Objective » Go through the material and write it all out exactly, minus the pictures.

--- start ---

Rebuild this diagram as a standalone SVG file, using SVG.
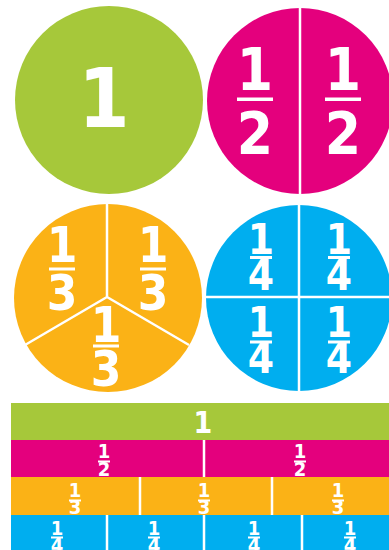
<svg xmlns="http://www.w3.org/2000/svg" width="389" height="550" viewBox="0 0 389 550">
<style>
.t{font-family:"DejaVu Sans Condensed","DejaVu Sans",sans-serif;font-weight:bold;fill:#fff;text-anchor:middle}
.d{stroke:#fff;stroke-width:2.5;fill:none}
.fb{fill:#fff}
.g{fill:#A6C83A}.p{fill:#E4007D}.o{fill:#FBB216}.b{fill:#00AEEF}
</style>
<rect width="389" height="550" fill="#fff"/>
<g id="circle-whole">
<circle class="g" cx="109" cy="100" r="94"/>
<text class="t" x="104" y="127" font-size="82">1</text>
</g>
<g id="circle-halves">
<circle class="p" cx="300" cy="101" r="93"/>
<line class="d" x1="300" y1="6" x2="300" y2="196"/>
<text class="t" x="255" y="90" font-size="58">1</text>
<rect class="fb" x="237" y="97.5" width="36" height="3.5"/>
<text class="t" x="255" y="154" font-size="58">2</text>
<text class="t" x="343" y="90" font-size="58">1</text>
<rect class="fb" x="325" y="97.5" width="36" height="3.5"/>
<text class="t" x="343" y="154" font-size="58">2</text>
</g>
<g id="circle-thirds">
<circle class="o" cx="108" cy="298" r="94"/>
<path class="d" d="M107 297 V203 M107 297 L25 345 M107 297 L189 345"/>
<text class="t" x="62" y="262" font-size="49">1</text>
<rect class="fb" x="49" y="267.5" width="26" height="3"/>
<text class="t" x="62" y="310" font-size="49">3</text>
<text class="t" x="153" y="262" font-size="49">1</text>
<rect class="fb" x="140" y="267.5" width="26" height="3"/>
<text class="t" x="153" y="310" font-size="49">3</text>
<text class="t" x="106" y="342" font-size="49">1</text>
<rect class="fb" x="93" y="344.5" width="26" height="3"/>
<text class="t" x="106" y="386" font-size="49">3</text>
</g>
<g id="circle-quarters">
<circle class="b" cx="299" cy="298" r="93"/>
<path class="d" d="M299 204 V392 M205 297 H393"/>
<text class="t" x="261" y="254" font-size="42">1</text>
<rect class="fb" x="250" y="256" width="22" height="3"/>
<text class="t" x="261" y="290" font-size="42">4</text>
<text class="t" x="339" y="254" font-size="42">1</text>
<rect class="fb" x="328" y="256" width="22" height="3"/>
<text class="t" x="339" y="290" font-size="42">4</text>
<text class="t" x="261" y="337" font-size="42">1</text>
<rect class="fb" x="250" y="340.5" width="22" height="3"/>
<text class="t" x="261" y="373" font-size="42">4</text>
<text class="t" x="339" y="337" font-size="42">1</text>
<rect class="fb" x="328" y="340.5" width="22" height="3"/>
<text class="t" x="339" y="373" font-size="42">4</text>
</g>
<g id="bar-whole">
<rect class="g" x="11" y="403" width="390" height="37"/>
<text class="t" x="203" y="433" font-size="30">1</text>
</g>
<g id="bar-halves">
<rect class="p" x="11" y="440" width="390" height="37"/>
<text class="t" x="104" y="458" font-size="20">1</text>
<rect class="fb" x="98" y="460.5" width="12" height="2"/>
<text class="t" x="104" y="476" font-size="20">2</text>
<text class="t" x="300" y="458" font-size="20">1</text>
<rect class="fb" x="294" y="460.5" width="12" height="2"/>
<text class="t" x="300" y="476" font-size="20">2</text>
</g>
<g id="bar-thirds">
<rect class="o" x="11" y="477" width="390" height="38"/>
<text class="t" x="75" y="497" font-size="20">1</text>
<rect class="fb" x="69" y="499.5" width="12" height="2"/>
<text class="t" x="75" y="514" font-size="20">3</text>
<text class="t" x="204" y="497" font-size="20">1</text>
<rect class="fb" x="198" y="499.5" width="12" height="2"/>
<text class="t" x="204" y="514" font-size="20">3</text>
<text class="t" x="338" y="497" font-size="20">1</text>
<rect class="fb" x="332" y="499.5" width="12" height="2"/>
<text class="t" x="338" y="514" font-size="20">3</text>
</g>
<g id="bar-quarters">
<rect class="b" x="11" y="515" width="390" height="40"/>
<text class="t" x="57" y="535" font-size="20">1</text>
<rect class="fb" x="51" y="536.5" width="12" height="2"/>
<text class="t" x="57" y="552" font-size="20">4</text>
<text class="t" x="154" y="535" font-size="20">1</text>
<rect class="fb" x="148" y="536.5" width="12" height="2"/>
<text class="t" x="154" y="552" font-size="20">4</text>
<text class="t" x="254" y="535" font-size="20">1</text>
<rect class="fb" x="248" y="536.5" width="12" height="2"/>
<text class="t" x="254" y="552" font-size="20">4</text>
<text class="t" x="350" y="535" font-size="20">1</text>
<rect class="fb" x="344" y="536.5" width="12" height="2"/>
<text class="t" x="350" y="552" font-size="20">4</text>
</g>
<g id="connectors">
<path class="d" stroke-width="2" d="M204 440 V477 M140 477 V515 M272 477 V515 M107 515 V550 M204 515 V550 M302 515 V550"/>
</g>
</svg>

--- end ---

Exercise output »
Rebuild this diagram as a standalone SVG file, using SVG.
<svg xmlns="http://www.w3.org/2000/svg" width="389" height="550" viewBox="0 0 389 550">
<style>
.t{font-family:"DejaVu Sans Condensed","DejaVu Sans",sans-serif;font-weight:bold;fill:#fff;text-anchor:middle}
.d{stroke:#fff;stroke-width:2.5;fill:none}
.fb{fill:#fff}
.g{fill:#A6C83A}.p{fill:#E4007D}.o{fill:#FBB216}.b{fill:#00AEEF}
</style>
<rect width="389" height="550" fill="#fff"/>
<g id="circle-whole">
<circle class="g" cx="109" cy="100" r="94"/>
<text class="t" x="104" y="127" font-size="82">1</text>
</g>
<g id="circle-halves">
<circle class="p" cx="300" cy="101" r="93"/>
<line class="d" x1="300" y1="6" x2="300" y2="196"/>
<text class="t" x="255" y="90" font-size="58">1</text>
<rect class="fb" x="237" y="97.5" width="36" height="3.5"/>
<text class="t" x="255" y="154" font-size="58">2</text>
<text class="t" x="343" y="90" font-size="58">1</text>
<rect class="fb" x="325" y="97.5" width="36" height="3.5"/>
<text class="t" x="343" y="154" font-size="58">2</text>
</g>
<g id="circle-thirds">
<circle class="o" cx="108" cy="298" r="94"/>
<path class="d" d="M107 297 V203 M107 297 L25 345 M107 297 L189 345"/>
<text class="t" x="62" y="262" font-size="49">1</text>
<rect class="fb" x="49" y="267.5" width="26" height="3"/>
<text class="t" x="62" y="310" font-size="49">3</text>
<text class="t" x="153" y="262" font-size="49">1</text>
<rect class="fb" x="140" y="267.5" width="26" height="3"/>
<text class="t" x="153" y="310" font-size="49">3</text>
<text class="t" x="106" y="342" font-size="49">1</text>
<rect class="fb" x="93" y="344.5" width="26" height="3"/>
<text class="t" x="106" y="386" font-size="49">3</text>
</g>
<g id="circle-quarters">
<circle class="b" cx="299" cy="298" r="93"/>
<path class="d" d="M299 204 V392 M205 297 H393"/>
<text class="t" x="261" y="254" font-size="42">1</text>
<rect class="fb" x="250" y="256" width="22" height="3"/>
<text class="t" x="261" y="290" font-size="42">4</text>
<text class="t" x="339" y="254" font-size="42">1</text>
<rect class="fb" x="328" y="256" width="22" height="3"/>
<text class="t" x="339" y="290" font-size="42">4</text>
<text class="t" x="261" y="337" font-size="42">1</text>
<rect class="fb" x="250" y="340.5" width="22" height="3"/>
<text class="t" x="261" y="373" font-size="42">4</text>
<text class="t" x="339" y="337" font-size="42">1</text>
<rect class="fb" x="328" y="340.5" width="22" height="3"/>
<text class="t" x="339" y="373" font-size="42">4</text>
</g>
<g id="bar-whole">
<rect class="g" x="11" y="403" width="390" height="37"/>
<text class="t" x="203" y="433" font-size="30">1</text>
</g>
<g id="bar-halves">
<rect class="p" x="11" y="440" width="390" height="37"/>
<text class="t" x="104" y="458" font-size="20">1</text>
<rect class="fb" x="98" y="460.5" width="12" height="2"/>
<text class="t" x="104" y="476" font-size="20">2</text>
<text class="t" x="300" y="458" font-size="20">1</text>
<rect class="fb" x="294" y="460.5" width="12" height="2"/>
<text class="t" x="300" y="476" font-size="20">2</text>
</g>
<g id="bar-thirds">
<rect class="o" x="11" y="477" width="390" height="38"/>
<text class="t" x="75" y="497" font-size="20">1</text>
<rect class="fb" x="69" y="499.5" width="12" height="2"/>
<text class="t" x="75" y="514" font-size="20">3</text>
<text class="t" x="204" y="497" font-size="20">1</text>
<rect class="fb" x="198" y="499.5" width="12" height="2"/>
<text class="t" x="204" y="514" font-size="20">3</text>
<text class="t" x="338" y="497" font-size="20">1</text>
<rect class="fb" x="332" y="499.5" width="12" height="2"/>
<text class="t" x="338" y="514" font-size="20">3</text>
</g>
<g id="bar-quarters">
<rect class="b" x="11" y="515" width="390" height="40"/>
<text class="t" x="57" y="535" font-size="20">1</text>
<rect class="fb" x="51" y="536.5" width="12" height="2"/>
<text class="t" x="57" y="552" font-size="20">4</text>
<text class="t" x="154" y="535" font-size="20">1</text>
<rect class="fb" x="148" y="536.5" width="12" height="2"/>
<text class="t" x="154" y="552" font-size="20">4</text>
<text class="t" x="254" y="535" font-size="20">1</text>
<rect class="fb" x="248" y="536.5" width="12" height="2"/>
<text class="t" x="254" y="552" font-size="20">4</text>
<text class="t" x="350" y="535" font-size="20">1</text>
<rect class="fb" x="344" y="536.5" width="12" height="2"/>
<text class="t" x="350" y="552" font-size="20">4</text>
</g>
<g id="connectors">
<path class="d" stroke-width="2" d="M204 440 V477 M140 477 V515 M272 477 V515 M107 515 V550 M204 515 V550 M302 515 V550"/>
</g>
</svg>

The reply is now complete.